SUPPLIED RECORDS:
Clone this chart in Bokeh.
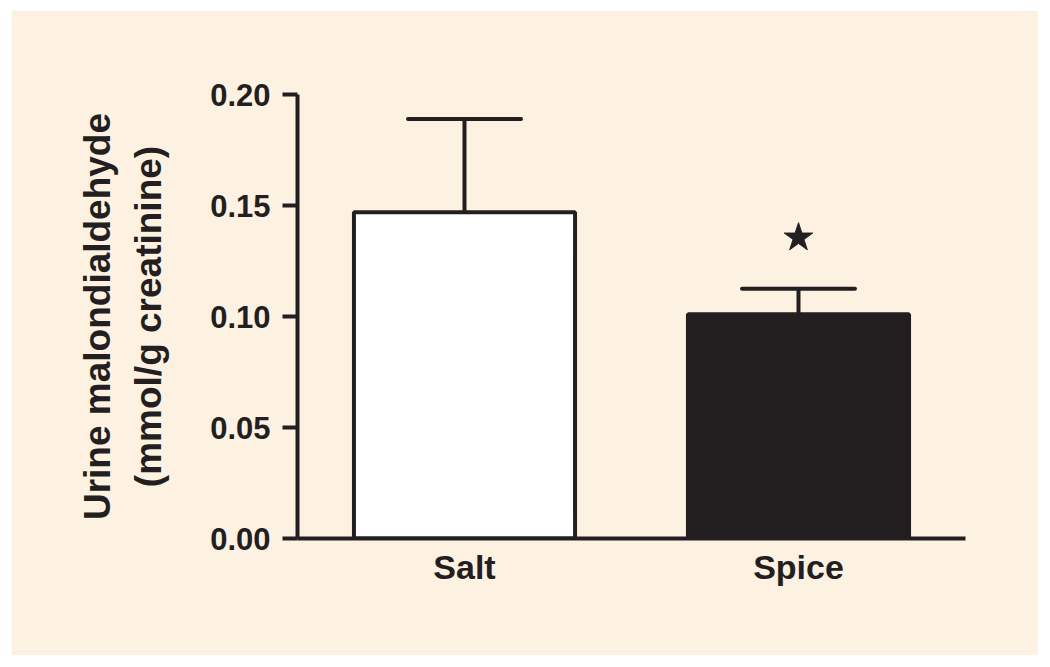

==

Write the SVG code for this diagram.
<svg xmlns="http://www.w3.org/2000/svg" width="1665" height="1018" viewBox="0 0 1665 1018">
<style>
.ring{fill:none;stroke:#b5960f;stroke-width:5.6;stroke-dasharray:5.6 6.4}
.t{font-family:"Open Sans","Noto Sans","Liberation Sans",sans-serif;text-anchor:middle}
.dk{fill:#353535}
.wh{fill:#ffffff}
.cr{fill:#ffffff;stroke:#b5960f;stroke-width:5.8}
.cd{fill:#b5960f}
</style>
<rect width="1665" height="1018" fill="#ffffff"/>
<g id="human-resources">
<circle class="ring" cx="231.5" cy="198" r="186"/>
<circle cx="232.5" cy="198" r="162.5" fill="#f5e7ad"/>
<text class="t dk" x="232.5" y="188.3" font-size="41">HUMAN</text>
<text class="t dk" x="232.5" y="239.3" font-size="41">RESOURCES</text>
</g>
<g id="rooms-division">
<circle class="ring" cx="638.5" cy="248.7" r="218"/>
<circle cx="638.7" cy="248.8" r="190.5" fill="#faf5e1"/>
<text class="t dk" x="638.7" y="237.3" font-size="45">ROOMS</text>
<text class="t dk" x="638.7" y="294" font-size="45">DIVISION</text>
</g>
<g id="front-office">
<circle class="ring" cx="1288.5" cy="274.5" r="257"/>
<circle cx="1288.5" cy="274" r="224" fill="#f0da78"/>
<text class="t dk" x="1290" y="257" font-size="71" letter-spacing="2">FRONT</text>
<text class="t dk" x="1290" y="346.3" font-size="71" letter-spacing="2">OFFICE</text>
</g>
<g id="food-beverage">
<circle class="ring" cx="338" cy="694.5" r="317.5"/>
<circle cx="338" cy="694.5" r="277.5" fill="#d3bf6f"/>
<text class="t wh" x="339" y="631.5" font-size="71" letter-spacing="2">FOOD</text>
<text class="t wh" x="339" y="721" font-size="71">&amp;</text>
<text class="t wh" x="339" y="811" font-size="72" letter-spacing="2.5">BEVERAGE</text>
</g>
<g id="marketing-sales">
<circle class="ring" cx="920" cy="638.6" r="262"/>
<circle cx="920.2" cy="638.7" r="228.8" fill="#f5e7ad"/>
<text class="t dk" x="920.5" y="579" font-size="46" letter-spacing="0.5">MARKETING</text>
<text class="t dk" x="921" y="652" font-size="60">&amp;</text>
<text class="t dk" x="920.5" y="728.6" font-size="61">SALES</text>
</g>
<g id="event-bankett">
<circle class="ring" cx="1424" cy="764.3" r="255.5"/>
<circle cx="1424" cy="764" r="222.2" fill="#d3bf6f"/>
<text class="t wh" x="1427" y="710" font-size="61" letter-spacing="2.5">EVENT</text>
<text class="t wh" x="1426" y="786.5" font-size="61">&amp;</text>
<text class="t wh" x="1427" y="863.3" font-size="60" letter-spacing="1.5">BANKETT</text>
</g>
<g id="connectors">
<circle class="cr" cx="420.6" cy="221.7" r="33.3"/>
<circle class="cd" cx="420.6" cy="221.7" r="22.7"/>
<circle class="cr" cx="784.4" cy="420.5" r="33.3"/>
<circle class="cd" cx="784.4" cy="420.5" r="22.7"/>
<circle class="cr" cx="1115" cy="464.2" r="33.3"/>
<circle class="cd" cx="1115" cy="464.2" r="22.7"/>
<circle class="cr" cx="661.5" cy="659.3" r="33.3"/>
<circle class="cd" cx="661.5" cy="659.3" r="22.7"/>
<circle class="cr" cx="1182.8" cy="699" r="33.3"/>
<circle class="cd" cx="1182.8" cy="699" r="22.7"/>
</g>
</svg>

* * *

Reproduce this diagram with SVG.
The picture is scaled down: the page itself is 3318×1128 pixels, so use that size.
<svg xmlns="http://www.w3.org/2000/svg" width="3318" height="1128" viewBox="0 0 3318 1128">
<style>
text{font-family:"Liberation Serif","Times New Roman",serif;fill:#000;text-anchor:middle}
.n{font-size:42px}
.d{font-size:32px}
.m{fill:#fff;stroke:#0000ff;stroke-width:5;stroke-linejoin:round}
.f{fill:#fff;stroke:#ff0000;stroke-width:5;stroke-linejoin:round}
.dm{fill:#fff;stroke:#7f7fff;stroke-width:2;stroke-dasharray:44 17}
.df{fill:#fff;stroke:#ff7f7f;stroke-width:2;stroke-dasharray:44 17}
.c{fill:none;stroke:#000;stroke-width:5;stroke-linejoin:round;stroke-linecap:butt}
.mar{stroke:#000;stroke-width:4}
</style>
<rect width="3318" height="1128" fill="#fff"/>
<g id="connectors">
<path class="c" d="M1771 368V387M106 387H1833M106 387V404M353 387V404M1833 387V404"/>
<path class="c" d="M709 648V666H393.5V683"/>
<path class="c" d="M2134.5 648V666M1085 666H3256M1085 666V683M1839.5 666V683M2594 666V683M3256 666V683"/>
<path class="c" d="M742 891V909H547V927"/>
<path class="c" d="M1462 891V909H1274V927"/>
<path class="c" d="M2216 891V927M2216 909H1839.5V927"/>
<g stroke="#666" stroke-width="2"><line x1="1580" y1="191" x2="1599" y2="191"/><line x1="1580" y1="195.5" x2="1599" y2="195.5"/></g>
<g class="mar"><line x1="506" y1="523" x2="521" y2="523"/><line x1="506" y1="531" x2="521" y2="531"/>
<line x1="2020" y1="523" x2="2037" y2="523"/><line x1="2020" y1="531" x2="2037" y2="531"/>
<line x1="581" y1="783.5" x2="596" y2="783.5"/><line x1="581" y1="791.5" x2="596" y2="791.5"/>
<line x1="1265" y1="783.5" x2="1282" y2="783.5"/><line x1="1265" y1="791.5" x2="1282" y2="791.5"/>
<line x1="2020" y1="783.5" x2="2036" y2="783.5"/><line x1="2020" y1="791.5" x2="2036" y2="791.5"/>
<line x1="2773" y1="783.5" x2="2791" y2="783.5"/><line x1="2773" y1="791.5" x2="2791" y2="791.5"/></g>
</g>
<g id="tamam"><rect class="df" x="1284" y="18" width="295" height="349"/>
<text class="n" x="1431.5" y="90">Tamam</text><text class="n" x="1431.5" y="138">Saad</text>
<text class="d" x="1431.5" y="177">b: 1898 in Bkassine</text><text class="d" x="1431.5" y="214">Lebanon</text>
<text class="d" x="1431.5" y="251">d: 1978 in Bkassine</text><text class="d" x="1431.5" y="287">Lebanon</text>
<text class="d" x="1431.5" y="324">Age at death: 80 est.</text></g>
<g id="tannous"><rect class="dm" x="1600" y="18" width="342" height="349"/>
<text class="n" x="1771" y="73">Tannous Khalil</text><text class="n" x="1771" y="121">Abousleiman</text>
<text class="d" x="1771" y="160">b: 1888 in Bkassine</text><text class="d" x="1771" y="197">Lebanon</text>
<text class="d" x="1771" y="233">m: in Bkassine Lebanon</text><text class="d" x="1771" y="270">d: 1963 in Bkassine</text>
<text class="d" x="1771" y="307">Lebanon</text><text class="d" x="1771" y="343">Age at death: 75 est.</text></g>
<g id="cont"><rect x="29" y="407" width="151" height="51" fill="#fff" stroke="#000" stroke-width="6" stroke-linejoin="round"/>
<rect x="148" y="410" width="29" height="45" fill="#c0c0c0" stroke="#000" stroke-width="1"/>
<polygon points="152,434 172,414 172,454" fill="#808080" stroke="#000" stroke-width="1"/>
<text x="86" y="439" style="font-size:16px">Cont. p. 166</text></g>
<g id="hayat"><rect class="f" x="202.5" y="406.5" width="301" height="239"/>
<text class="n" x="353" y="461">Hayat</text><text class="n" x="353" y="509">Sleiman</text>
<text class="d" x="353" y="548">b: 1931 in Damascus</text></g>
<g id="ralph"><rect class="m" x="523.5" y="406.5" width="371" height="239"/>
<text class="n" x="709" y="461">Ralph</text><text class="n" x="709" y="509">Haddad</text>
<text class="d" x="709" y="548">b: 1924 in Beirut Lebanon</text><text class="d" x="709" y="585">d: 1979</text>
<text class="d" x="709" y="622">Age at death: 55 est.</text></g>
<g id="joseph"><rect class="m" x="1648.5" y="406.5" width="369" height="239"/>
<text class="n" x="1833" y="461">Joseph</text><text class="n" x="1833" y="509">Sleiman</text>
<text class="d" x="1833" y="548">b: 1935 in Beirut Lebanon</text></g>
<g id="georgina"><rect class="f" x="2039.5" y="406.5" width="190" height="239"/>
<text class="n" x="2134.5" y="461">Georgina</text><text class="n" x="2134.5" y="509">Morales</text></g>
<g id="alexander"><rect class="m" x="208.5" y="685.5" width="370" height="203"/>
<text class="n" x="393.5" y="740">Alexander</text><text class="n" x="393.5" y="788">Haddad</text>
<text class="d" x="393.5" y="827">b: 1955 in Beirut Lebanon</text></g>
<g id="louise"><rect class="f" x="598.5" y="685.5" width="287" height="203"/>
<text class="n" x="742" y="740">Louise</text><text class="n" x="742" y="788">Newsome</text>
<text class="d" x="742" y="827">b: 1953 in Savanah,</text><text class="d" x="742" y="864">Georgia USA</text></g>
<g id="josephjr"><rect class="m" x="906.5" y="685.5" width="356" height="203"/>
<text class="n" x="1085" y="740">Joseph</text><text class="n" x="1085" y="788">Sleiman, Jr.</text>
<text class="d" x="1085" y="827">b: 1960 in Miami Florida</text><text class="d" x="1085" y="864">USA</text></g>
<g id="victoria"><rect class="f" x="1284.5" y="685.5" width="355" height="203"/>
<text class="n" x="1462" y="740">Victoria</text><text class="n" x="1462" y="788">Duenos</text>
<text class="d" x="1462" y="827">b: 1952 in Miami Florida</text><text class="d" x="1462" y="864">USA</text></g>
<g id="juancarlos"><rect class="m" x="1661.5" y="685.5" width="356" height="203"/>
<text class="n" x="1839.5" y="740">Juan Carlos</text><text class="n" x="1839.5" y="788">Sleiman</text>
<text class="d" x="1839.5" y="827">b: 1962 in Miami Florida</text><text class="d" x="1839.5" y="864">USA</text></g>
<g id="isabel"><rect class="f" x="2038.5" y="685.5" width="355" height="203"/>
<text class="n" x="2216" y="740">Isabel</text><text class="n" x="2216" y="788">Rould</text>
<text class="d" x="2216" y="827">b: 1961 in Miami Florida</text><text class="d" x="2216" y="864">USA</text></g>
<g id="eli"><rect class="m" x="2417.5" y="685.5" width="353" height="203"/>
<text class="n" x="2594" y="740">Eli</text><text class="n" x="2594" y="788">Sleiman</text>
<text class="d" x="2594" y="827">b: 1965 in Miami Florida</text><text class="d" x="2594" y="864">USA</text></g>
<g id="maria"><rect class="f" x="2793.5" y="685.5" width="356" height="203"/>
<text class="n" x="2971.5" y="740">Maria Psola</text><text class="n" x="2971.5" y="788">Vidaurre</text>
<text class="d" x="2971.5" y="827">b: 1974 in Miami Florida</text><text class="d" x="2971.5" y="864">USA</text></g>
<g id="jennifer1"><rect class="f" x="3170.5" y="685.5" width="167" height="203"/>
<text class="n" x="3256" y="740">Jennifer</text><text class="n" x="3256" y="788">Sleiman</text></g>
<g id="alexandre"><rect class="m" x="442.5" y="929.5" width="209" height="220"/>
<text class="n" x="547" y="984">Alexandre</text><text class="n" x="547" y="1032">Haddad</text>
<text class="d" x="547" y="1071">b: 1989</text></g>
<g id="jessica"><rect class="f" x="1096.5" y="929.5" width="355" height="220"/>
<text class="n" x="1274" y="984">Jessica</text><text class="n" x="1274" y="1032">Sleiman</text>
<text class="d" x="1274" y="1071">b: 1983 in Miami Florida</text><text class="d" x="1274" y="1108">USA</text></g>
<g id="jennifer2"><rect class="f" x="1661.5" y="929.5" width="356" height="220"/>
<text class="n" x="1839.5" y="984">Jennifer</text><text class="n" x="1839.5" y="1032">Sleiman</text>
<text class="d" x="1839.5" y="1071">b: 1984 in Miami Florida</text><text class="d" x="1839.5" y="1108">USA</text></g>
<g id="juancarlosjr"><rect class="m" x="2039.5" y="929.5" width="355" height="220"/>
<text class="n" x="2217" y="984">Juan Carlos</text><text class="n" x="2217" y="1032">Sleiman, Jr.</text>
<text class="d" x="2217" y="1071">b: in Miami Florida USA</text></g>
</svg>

EXERCISE GOAL:
Among the entries above, how many lines hold the string "diagram"? Give the number by itself.

EXPECTED OUTPUT:
2